- Problem
Transcribe the lines below verbatim, skipping the images.

- Given data
— BEGIN —
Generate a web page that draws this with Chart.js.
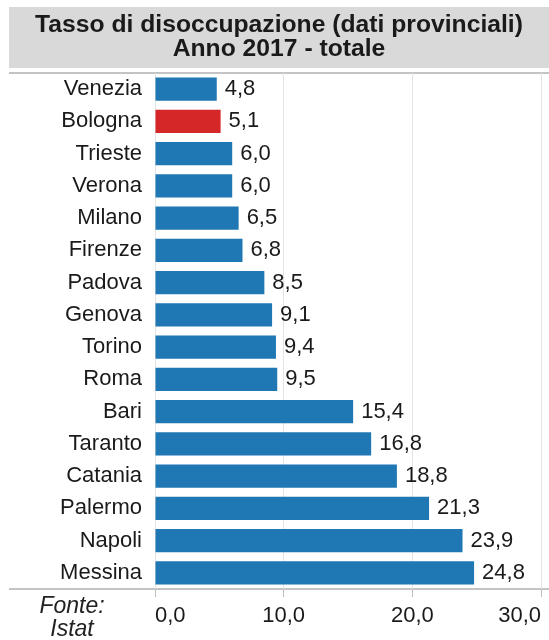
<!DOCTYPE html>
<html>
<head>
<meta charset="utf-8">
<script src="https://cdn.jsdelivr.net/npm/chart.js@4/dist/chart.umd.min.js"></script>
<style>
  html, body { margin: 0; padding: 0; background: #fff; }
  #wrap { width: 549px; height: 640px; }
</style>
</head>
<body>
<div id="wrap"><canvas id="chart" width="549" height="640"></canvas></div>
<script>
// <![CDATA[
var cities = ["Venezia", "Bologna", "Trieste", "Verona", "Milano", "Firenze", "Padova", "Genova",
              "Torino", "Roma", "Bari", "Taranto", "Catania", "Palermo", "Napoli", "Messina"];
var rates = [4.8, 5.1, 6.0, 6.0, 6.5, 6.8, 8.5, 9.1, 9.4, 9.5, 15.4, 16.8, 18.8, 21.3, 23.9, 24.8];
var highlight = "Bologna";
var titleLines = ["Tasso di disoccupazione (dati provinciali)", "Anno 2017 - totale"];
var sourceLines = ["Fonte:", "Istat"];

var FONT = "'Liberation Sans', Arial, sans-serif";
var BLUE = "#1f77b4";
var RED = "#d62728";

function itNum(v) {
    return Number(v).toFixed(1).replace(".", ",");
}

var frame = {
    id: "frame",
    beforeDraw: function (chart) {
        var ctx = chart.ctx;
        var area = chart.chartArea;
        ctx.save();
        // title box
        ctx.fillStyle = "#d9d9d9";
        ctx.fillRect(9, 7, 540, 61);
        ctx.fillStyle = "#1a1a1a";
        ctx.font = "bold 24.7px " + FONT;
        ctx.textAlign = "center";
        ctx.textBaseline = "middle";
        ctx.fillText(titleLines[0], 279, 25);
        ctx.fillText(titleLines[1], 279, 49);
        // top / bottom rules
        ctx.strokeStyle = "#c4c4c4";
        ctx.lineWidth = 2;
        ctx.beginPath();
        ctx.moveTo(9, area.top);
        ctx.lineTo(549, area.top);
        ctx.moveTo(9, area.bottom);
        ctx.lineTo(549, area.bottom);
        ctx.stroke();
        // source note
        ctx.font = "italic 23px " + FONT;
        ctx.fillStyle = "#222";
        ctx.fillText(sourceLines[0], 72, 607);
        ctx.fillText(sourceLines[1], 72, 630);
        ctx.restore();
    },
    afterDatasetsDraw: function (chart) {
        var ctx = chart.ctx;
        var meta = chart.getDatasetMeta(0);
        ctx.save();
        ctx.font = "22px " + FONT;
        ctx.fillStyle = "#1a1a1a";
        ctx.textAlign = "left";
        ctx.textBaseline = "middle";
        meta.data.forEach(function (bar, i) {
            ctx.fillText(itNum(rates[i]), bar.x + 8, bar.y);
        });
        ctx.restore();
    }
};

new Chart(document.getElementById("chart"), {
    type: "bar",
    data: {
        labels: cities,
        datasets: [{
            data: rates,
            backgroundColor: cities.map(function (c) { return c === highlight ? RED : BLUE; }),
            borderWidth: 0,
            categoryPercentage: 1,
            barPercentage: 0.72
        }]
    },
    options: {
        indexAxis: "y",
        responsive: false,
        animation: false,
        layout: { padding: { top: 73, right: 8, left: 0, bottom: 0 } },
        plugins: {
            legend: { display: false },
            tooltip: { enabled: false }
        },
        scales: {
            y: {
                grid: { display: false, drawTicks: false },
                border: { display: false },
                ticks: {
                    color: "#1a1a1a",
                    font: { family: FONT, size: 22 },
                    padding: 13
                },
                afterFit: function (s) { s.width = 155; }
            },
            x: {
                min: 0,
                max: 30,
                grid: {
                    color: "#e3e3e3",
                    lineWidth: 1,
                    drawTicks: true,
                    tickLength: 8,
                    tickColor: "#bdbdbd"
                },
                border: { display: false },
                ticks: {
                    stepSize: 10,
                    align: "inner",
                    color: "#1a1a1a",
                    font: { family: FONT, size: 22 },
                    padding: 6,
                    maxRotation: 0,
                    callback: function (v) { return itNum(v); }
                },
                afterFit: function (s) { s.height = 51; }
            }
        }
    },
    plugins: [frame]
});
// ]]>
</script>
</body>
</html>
— END —
- Solved exercise
Generate a web page that draws this with Chart.js.
<!DOCTYPE html>
<html>
<head>
<meta charset="utf-8">
<script src="https://cdn.jsdelivr.net/npm/chart.js@4/dist/chart.umd.min.js"></script>
<style>
  html, body { margin: 0; padding: 0; background: #fff; }
  #wrap { width: 549px; height: 640px; }
</style>
</head>
<body>
<div id="wrap"><canvas id="chart" width="549" height="640"></canvas></div>
<script>
// <![CDATA[
var cities = ["Venezia", "Bologna", "Trieste", "Verona", "Milano", "Firenze", "Padova", "Genova",
              "Torino", "Roma", "Bari", "Taranto", "Catania", "Palermo", "Napoli", "Messina"];
var rates = [4.8, 5.1, 6.0, 6.0, 6.5, 6.8, 8.5, 9.1, 9.4, 9.5, 15.4, 16.8, 18.8, 21.3, 23.9, 24.8];
var highlight = "Bologna";
var titleLines = ["Tasso di disoccupazione (dati provinciali)", "Anno 2017 - totale"];
var sourceLines = ["Fonte:", "Istat"];

var FONT = "'Liberation Sans', Arial, sans-serif";
var BLUE = "#1f77b4";
var RED = "#d62728";

function itNum(v) {
    return Number(v).toFixed(1).replace(".", ",");
}

var frame = {
    id: "frame",
    beforeDraw: function (chart) {
        var ctx = chart.ctx;
        var area = chart.chartArea;
        ctx.save();
        // title box
        ctx.fillStyle = "#d9d9d9";
        ctx.fillRect(9, 7, 540, 61);
        ctx.fillStyle = "#1a1a1a";
        ctx.font = "bold 24.7px " + FONT;
        ctx.textAlign = "center";
        ctx.textBaseline = "middle";
        ctx.fillText(titleLines[0], 279, 25);
        ctx.fillText(titleLines[1], 279, 49);
        // top / bottom rules
        ctx.strokeStyle = "#c4c4c4";
        ctx.lineWidth = 2;
        ctx.beginPath();
        ctx.moveTo(9, area.top);
        ctx.lineTo(549, area.top);
        ctx.moveTo(9, area.bottom);
        ctx.lineTo(549, area.bottom);
        ctx.stroke();
        // source note
        ctx.font = "italic 23px " + FONT;
        ctx.fillStyle = "#222";
        ctx.fillText(sourceLines[0], 72, 607);
        ctx.fillText(sourceLines[1], 72, 630);
        ctx.restore();
    },
    afterDatasetsDraw: function (chart) {
        var ctx = chart.ctx;
        var meta = chart.getDatasetMeta(0);
        ctx.save();
        ctx.font = "22px " + FONT;
        ctx.fillStyle = "#1a1a1a";
        ctx.textAlign = "left";
        ctx.textBaseline = "middle";
        meta.data.forEach(function (bar, i) {
            ctx.fillText(itNum(rates[i]), bar.x + 8, bar.y);
        });
        ctx.restore();
    }
};

new Chart(document.getElementById("chart"), {
    type: "bar",
    data: {
        labels: cities,
        datasets: [{
            data: rates,
            backgroundColor: cities.map(function (c) { return c === highlight ? RED : BLUE; }),
            borderWidth: 0,
            categoryPercentage: 1,
            barPercentage: 0.72
        }]
    },
    options: {
        indexAxis: "y",
        responsive: false,
        animation: false,
        layout: { padding: { top: 73, right: 8, left: 0, bottom: 0 } },
        plugins: {
            legend: { display: false },
            tooltip: { enabled: false }
        },
        scales: {
            y: {
                grid: { display: false, drawTicks: false },
                border: { display: false },
                ticks: {
                    color: "#1a1a1a",
                    font: { family: FONT, size: 22 },
                    padding: 13
                },
                afterFit: function (s) { s.width = 155; }
            },
            x: {
                min: 0,
                max: 30,
                grid: {
                    color: "#e3e3e3",
                    lineWidth: 1,
                    drawTicks: true,
                    tickLength: 8,
                    tickColor: "#bdbdbd"
                },
                border: { display: false },
                ticks: {
                    stepSize: 10,
                    align: "inner",
                    color: "#1a1a1a",
                    font: { family: FONT, size: 22 },
                    padding: 6,
                    maxRotation: 0,
                    callback: function (v) { return itNum(v); }
                },
                afterFit: function (s) { s.height = 51; }
            }
        }
    },
    plugins: [frame]
});
// ]]>
</script>
</body>
</html>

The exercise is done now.